Hay que mantener una perspectiva abierta, sin prejuicios ideológicos y libre de la tiranía de las cambiantes “modas” teórico-metodológicas, que muchas veces no permiten comprometerse con lo que es verdaderamente digno de investigación.

Menciono como ejemplo mi interés por la dimensión sagrada de las montañas, que me llevó a realizar múltiples investigaciones en el terreno sobre mitos, leyendas, ritos y procesiones en los Alpes, en tiempos en que los colegas europeos focalizaban casi exclusivamente en temas relativos a la retracción de los glaciares, la deforestación, etc.
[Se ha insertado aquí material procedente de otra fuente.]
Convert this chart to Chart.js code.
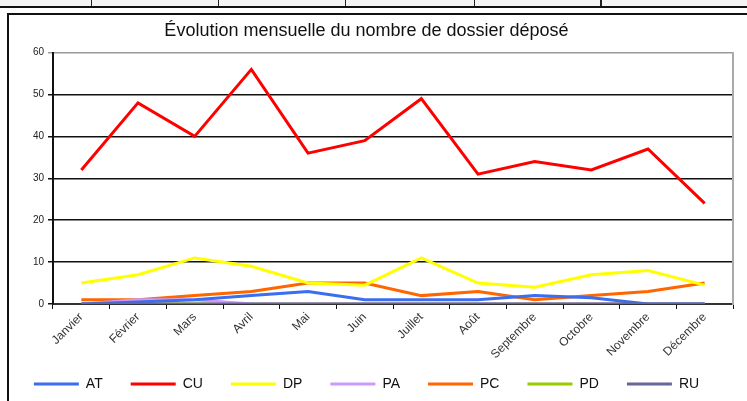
<!DOCTYPE html>
<html>
<head>
<meta charset="utf-8">
<script src="https://cdn.jsdelivr.net/npm/chart.js@4/dist/chart.umd.min.js"></script>
<style>
  html, body { margin: 0; padding: 0; background: #fff; }
  body { width: 747px; height: 401px; position: relative; overflow: hidden; font-family: "Liberation Sans", Arial, sans-serif; }
  .strip { position: absolute; left: 0; top: 0; width: 747px; height: 6px; background: #f4f4f4; border-bottom: 2px solid #111; }
  .strip i { position: absolute; top: 0; width: 1px; height: 6px; background: #222; }
  .frame { position: absolute; left: 7px; top: 13px; width: 760px; height: 400px; border-left: 2px solid #111; border-top: 2px solid #111; }
  #wrap { position: absolute; left: 0; top: 0; width: 747px; height: 401px; }
</style>
</head>
<body>
<div class="strip"><i style="left:91px"></i><i style="left:218px"></i><i style="left:345px"></i><i style="left:474px"></i><i style="left:600px;width:2px"></i></div>
<div class="frame"></div>
<div id="wrap"><canvas id="chart" width="747" height="401"></canvas></div>
<script>
// ============ DATA ============
const months = ['Janvier', 'Février', 'Mars', 'Avril', 'Mai', 'Juin', 'Juillet', 'Août', 'Septembre', 'Octobre', 'Novembre', 'Décembre'];
const seriesNames = ['AT', 'CU', 'DP', 'PA', 'PC', 'PD', 'RU'];
const seriesColors = ['#3a6df0', '#ff0000', '#ffff00', '#cc99ff', '#ff6600', '#99cc00', '#666699'];
const valuesAT = [0, 0.5, 1, 2, 3, 1, 1, 1, 2, 1.5, 0, 0];
const valuesCU = [32, 48, 40, 56, 36, 39, 49, 31, 34, 32, 37, 24];
const valuesDP = [5, 7, 11, 9, 5, 4.5, 11, 5, 4, 7, 8, 4.5];
const valuesPA = [0, 1, 1, 0, 0, 0, 0, 0, 0, 0, 0, 0];
const valuesPC = [1, 1, 2, 3, 5, 5, 2, 3, 1, 2, 3, 5];
const valuesPD = [0, 0, 0, 0, 0, 0, 0, 0, 0, 0, 0, 0];
const valuesRU = [0, 0, 0, 0, 0, 0, 0, 0, 0, 0, 0, 0];
const yTicks = [0, 10, 20, 30, 40, 50, 60];

const allValues = [valuesAT, valuesCU, valuesDP, valuesPA, valuesPC, valuesPD, valuesRU];

// RU drawn on top so the slate line sits on the axis
const datasets = seriesNames.map((name, i) => ({
    label: name,
    data: allValues[i],
    borderColor: seriesColors[i],
    backgroundColor: seriesColors[i],
    borderWidth: 3,
    pointRadius: 0,
    tension: 0,
    fill: false,
    order: name === 'RU' ? 0 : (name === 'CU' ? 1 : 2)
}));

// ============ CHART ============
new Chart(document.getElementById('chart').getContext('2d'), {
    type: 'line',
    data: { labels: months, datasets: datasets },
    options: {
        responsive: false,
        animation: false,
        layout: { padding: { left: 0, right: 14, top: 0, bottom: 0 } },
        plugins: {
            title: {
                display: true,
                text: 'Évolution mensuelle du nombre de dossier déposé',
                color: '#111',
                font: { family: '"Liberation Sans", sans-serif', size: 18, weight: 'normal' },
                padding: { top: 20, bottom: 11 }
            },
            legend: {
                position: 'bottom',
                labels: {
                    usePointStyle: true,
                    pointStyle: 'line',
                    pointStyleWidth: 45,
                    color: '#111',
                    padding: 28,
                    font: { family: '"Liberation Sans", sans-serif', size: 14 },
                    sort: (a, b) => a.datasetIndex - b.datasetIndex
                }
            },
            tooltip: { enabled: false }
        },
        scales: {
            x: {
                offset: true,
                grid: { display: true, drawOnChartArea: false, drawTicks: true, tickLength: 5, color: '#111', offset: true },
                border: { color: '#333', width: 2 },
                ticks: {
                    minRotation: 45, maxRotation: 45, autoSkip: false,
                    color: '#333', padding: 1,
                    font: { family: '"Liberation Sans", sans-serif', size: 12 }
                },
                afterFit: scale => {
                    scale.height = 45;
                    // let the long rotated month names run past the axis box
                    scale._computeLabelArea = () => undefined;
                }
            },
            y: {
                min: 0, max: 60,
                afterBuildTicks: scale => { scale.ticks = yTicks.map(v => ({ value: v })); },
                grid: {
                    color: ctx => ctx.tick && ctx.tick.value === 60 ? '#9a9a9a' : '#111',
                    lineWidth: 1.5,
                    tickLength: 5,
                    drawTicks: true
                },
                border: { color: '#111', width: 2 },
                ticks: { color: '#222', padding: 4, font: { family: '"Liberation Sans", sans-serif', size: 10 } },
                afterFit: scale => { scale.width = 53; }
            },
            y2: {
                position: 'right',
                min: 0, max: 60,
                grid: { display: false },
                ticks: { display: false },
                border: { color: '#aaa', width: 2 },
                afterFit: scale => { scale.width = 0; }
            }
        }
    }
});
</script>
</body>
</html>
Una especie de “ceguera” ideológica los invitaba a ignorar importantes manifestaciones de la cultura y la devoción popular, desde una errónea creencia en una Europa totalmente “moderna y secularizada”. Mientras yo escalaba picos alpinos coronados religiosamente con cruces, y escuchaba coloridas leyendas de brujas y gigantes que los ancianos pastores me referían en italiano, los principales profesores de las universidades suizas se mostraban escépticos de que siquiera “existieran” montañas sagradas en los Alpes, que merecieran ser investigadas.

En un congreso de Arqueología de la Criósfera, en el año 2016, presenté en la Universidad de Innsbruck una ponencia innovadora sobre la dimensión sagrada de estas montañas “desde los Alpes franco-italianos hasta las Dolomitas” (con ejemplos estudiados personalmente en todo el arco alpino).

El trabajo fue recibido con esperable incomodidad por algunos de los más veteranos expertos locales, ya que ponía en evidencia la postergación de una importantísima dimensión en los estudios de sus propias montañas.

Afortunadamente, mi desafiante contribución fue bienvenida (y rápidamente imitada) por los colegas más jóvenes. Tres años después, en la universidad suiza de Berna coordinamos un simposio sobre “montañas sagradas” en el congreso de arqueología europea, que contó con sesenta participantes y más de veinte expositores. En los tiempos que corren, es necesario evitar la idolatría de la tecnología y cifrar nuestras esperanzas en el corazón y la mente de las personas.